Fair Value Disclosures U.S. GAAP establishes a fair value hierarchy that requires an entity to maximize the use of observable inputs and minimize the use of unobservable inputs when measuring fair value, and identifies three levels of inputs that may be used to measure fair value:
Level 1    Unadjusted quoted prices for identical instruments in active markets. Level 1 fair values generally are supported by market transactions that occur with sufficient frequency and volume to provide pricing information on an ongoing basis.
Level 2    Observable inputs other than Level 1 prices, such as quoted prices for similar instruments, quoted prices in markets that are not active, and inputs to model-derived valuations that are directly observable or can be corroborated by observable market data.
Level 3    Unobservable inputs supported by little or no market activity and often requiring significant management judgment or estimation, such as an entity’s own assumptions about the cash flows or other significant components of value that market participants would use in pricing the asset or liability.

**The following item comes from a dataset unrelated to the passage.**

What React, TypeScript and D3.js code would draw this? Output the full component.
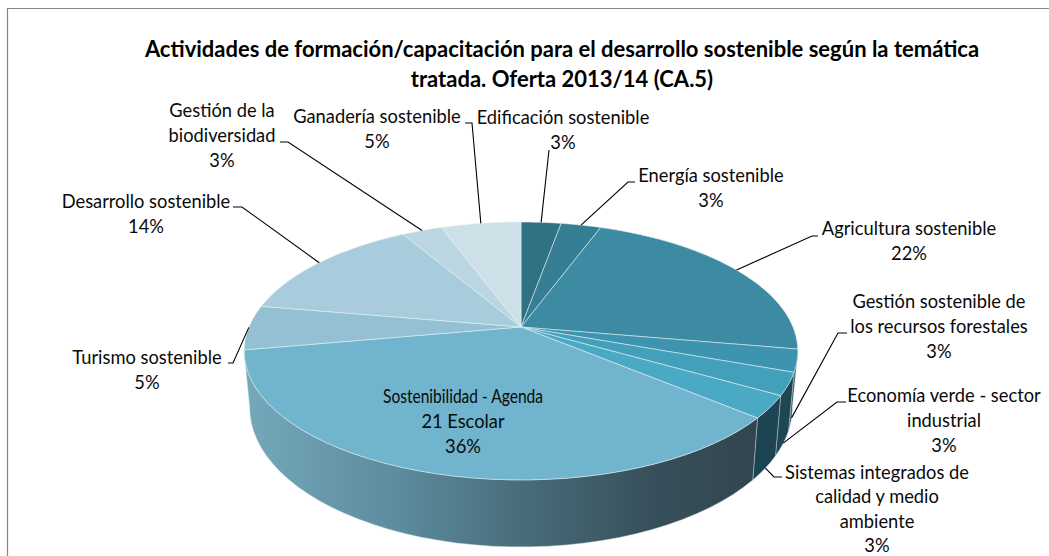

The Company uses unadjusted quoted market prices to measure fair value for those instruments that are actively traded in financial markets. In cases where quoted market prices are not available, fair values are measured using present value or other valuation techniques. The fair value determinations are made at a specific point in time, based on available market information and judgments about the financial instrument, including estimates of the timing and amount of expected future cash flows and the credit standing of counterparties. Such adjustments do not reflect any premium or discount that could result from offering for sale at one time the Company’s entire holdings of a particular financial instrument, nor do they consider the tax impact of the realization of unrealized gains or losses. In many cases, the fair value cannot be substantiated by direct comparison to independent markets, nor can the disclosed value be realized in immediate settlement of the instrument.
Management is responsible for the determination of the value of investments carried at fair value and the supporting methodologies and assumptions. Under the terms of various service agreements, the Company often utilizes independent valuation service providers to gather, analyze, and interpret market information and derive fair values based upon relevant methodologies and assumptions for individual securities. These independent valuation service providers typically obtain data about market transactions and other key valuation model inputs from multiple sources and, through the use of widely accepted valuation models, provide a single fair value measurement for individual securities for which a fair value has been requested. As further described below with respect to specific asset classes, these inputs include, but are not limited to, market prices for recent trades and transactions in comparable securities, benchmark yields, interest rate yield curves, credit spreads, quoted prices for similar securities, and other market-observable information, as applicable. Specific attributes of the security being valued also are considered, including its term, interest rate, credit rating, industry sector, and when applicable, collateral quality and other security- or issuer-specific information. When insufficient market observable information is available upon which to measure fair value, the Company either will request brokers knowledgeable about these securities to provide a non-binding quote or will employ internal valuation models. Fair values received from independent valuation service providers and brokers and those internally modeled or otherwise estimated are assessed for reasonableness.